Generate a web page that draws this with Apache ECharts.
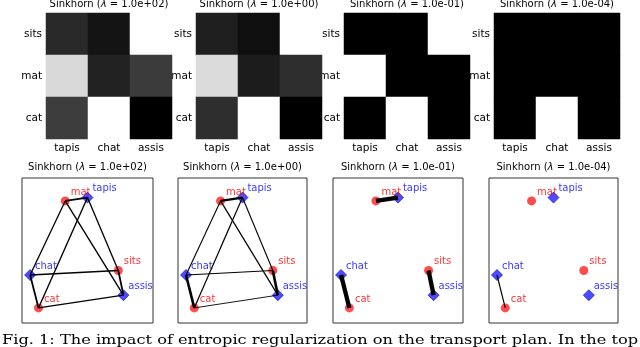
<!DOCTYPE html>
<html><head><meta charset="utf-8">
<script src="https://cdn.jsdelivr.net/npm/echarts@6/dist/echarts.min.js"></script>
<style>html,body{margin:0;padding:0;background:#fff}#c{width:640px;height:347px}</style>
</head><body><div id="c"></div>
<script>
// ---- data ----
const targetWords = ['tapis', 'chat', 'assis'];
const sourceWords = ['sits', 'mat', 'cat'];          // heatmap rows, top to bottom
const lambdaLabels = ['1.0e+02', '1.0e+00', '1.0e-01', '1.0e-04'];
// 2-D word positions (normalised to the panel)
const sourceX = [0.735, 0.330, 0.126];
const sourceY = [0.362, 0.842, 0.104];
const targetX = [0.500, 0.062, 0.774];
const targetY = [0.865, 0.331, 0.192];
// transport plans, rows = sourceWords, cols = targetWords
const plan1 = [[0.1014, 0.0982, 0.1350], [0.1290, 0.1002, 0.1042], [0.1046, 0.1350, 0.0950]];
const plan2 = [[0.0856, 0.0778, 0.2000], [0.1818, 0.0843, 0.0934], [0.0934, 0.2000, 0.0700]];
const plan3 = [[0.0001, 0.0001, 0.3331], [0.3331, 0.0001, 0.0001], [0.0001, 0.3331, 0.0001]];
const plan4 = [[0, 0, 0], [0, 0, 0], [0, 0.09, 0]];
const plans = [plan1, plan2, plan3, plan4];
const captionText = 'Fig. 1: The impact of entropic regularization on the transport plan. In the top';

// ---- layout / style ----
const heatLeft = [46, 196, 344, 494];
const heatSize = 126;
const scatLeft = [22, 178, 333, 489];
const scatWidth = [131, 129, 130, 129];
const FONT = 'DejaVu Sans';
const LINE_SCALE = 13;

const grids = [], xAxes = [], yAxes = [], series = [], visualMaps = [], titles = [];

function titleText(l) { return 'Sinkhorn ({i|λ} = ' + l + ')'; }
const titleStyle = { fontSize: 10, fontWeight: 'normal', color: '#000', fontFamily: FONT,
  rich: { i: { fontSize: 10, fontStyle: 'italic', fontFamily: FONT, color: '#000' } } };

plans.forEach((P, i) => {
  // heatmap grid
  grids.push({ left: heatLeft[i], top: 13, width: heatSize, height: heatSize });
  xAxes.push({ type: 'category', gridIndex: i, data: targetWords,
    axisLine: { show: false }, axisTick: { show: false },
    axisLabel: { fontSize: 10.5, color: '#000', margin: 4, fontFamily: FONT } });
  yAxes.push({ type: 'category', gridIndex: i, data: sourceWords, inverse: true,
    axisLine: { show: false }, axisTick: { show: false },
    axisLabel: { fontSize: 10.5, color: '#000', margin: 4, fontFamily: FONT } });
  const hd = [];
  let mn = Infinity, mx = -Infinity;
  P.forEach((row, r) => row.forEach((v, c) => { hd.push([c, r, v]); mn = Math.min(mn, v); mx = Math.max(mx, v); }));
  series.push({ type: 'heatmap', xAxisIndex: i, yAxisIndex: i, data: hd,
    itemStyle: { borderWidth: 0 }, emphasis: { disabled: true } });
  visualMaps.push({ type: 'continuous', show: false, seriesIndex: series.length - 1,
    min: mn, max: mx, inRange: { color: ['#000000', '#ffffff'] } });
  titles.push({ text: titleText(lambdaLabels[i]), left: heatLeft[i] + heatSize / 2, top: -1,
    textAlign: 'center', padding: 0, textStyle: titleStyle });
});

plans.forEach((P, i) => {
  const g = 4 + i;
  grids.push({ left: scatLeft[i], top: 178, width: scatWidth[i], height: 145,
    show: true, borderColor: '#333', borderWidth: 1 });
  xAxes.push({ type: 'value', gridIndex: g, min: 0, max: 1, show: false });
  yAxes.push({ type: 'value', gridIndex: g, min: 0, max: 1, show: false });
  const edges = [];
  P.forEach((row, r) => row.forEach((v, c) => {
    const w = v * LINE_SCALE;
    if (w > 0.05) edges.push({ coords: [[sourceX[r], sourceY[r]], [targetX[c], targetY[c]]],
      lineStyle: { width: w } });
  }));
  series.push({ type: 'scatter', xAxisIndex: g, yAxisIndex: g, z: 2,
    symbol: 'circle', symbolSize: 9,
    itemStyle: { color: 'rgba(255,0,0,0.88)' },
    label: { show: true, position: 'right', distance: 0, offset: [1, -9], formatter: '{b}',
      color: '#ff0000', fontSize: 10, fontFamily: FONT },
    data: sourceWords.map((w, k) => ({ name: w, value: [sourceX[k], sourceY[k]] })) });
  series.push({ type: 'scatter', xAxisIndex: g, yAxisIndex: g, z: 2,
    symbol: 'diamond', symbolSize: 11,
    itemStyle: { color: '#2020ff', borderColor: '#0000bb', borderWidth: 0.8 },
    label: { show: true, position: 'right', distance: 0, offset: [-1, -9], formatter: '{b}',
      color: '#0000ff', fontSize: 10, fontFamily: FONT },
    data: targetWords.map((w, k) => ({ name: w, value: [targetX[k], targetY[k]] })) });
  series.push({ type: 'lines', coordinateSystem: 'cartesian2d', xAxisIndex: g, yAxisIndex: g, z: 3,
    lineStyle: { color: '#000', opacity: 1 }, data: edges, silent: true });
  titles.push({ text: titleText(lambdaLabels[i]), left: scatLeft[i] + scatWidth[i] / 2, top: 162,
    textAlign: 'center', padding: 0, textStyle: titleStyle });
});

// caption width fit
const capFont = '13.5px "DejaVu Serif"';
const cv = document.createElement('canvas').getContext('2d');
cv.font = capFont;
const capW = cv.measureText(captionText).width;
const capScale = 636 / capW;

const chart = echarts.init(document.getElementById('c'), null, { renderer: 'canvas' });
chart.setOption({
  animation: false,
  backgroundColor: '#fff',
  title: titles,
  grid: grids, xAxis: xAxes, yAxis: yAxes,
  visualMap: visualMaps,
  series: series,
  graphic: [{ type: 'text', x: 2, y: 340, scaleX: capScale, originX: 0,
    style: { text: captionText, font: capFont, fill: '#000', verticalAlign: 'middle' } }]
});
</script></body></html>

◆ ◆ ◆ ◆

Stated task:
Restate exactly, please, only the lines between the start of the data and the line containing "FONT, color: '#000'", both ends included, skipping the pictures.

Problem solution:
Generate a web page that draws this with Apache ECharts.
<!DOCTYPE html>
<html><head><meta charset="utf-8">
<script src="https://cdn.jsdelivr.net/npm/echarts@6/dist/echarts.min.js"></script>
<style>html,body{margin:0;padding:0;background:#fff}#c{width:640px;height:347px}</style>
</head><body><div id="c"></div>
<script>
// ---- data ----
const targetWords = ['tapis', 'chat', 'assis'];
const sourceWords = ['sits', 'mat', 'cat'];          // heatmap rows, top to bottom
const lambdaLabels = ['1.0e+02', '1.0e+00', '1.0e-01', '1.0e-04'];
// 2-D word positions (normalised to the panel)
const sourceX = [0.735, 0.330, 0.126];
const sourceY = [0.362, 0.842, 0.104];
const targetX = [0.500, 0.062, 0.774];
const targetY = [0.865, 0.331, 0.192];
// transport plans, rows = sourceWords, cols = targetWords
const plan1 = [[0.1014, 0.0982, 0.1350], [0.1290, 0.1002, 0.1042], [0.1046, 0.1350, 0.0950]];
const plan2 = [[0.0856, 0.0778, 0.2000], [0.1818, 0.0843, 0.0934], [0.0934, 0.2000, 0.0700]];
const plan3 = [[0.0001, 0.0001, 0.3331], [0.3331, 0.0001, 0.0001], [0.0001, 0.3331, 0.0001]];
const plan4 = [[0, 0, 0], [0, 0, 0], [0, 0.09, 0]];
const plans = [plan1, plan2, plan3, plan4];
const captionText = 'Fig. 1: The impact of entropic regularization on the transport plan. In the top';

// ---- layout / style ----
const heatLeft = [46, 196, 344, 494];
const heatSize = 126;
const scatLeft = [22, 178, 333, 489];
const scatWidth = [131, 129, 130, 129];
const FONT = 'DejaVu Sans';
const LINE_SCALE = 13;

const grids = [], xAxes = [], yAxes = [], series = [], visualMaps = [], titles = [];

function titleText(l) { return 'Sinkhorn ({i|λ} = ' + l + ')'; }
const titleStyle = { fontSize: 10, fontWeight: 'normal', color: '#000', fontFamily: FONT,
  rich: { i: { fontSize: 10, fontStyle: 'italic', fontFamily: FONT, color: '#000' } } };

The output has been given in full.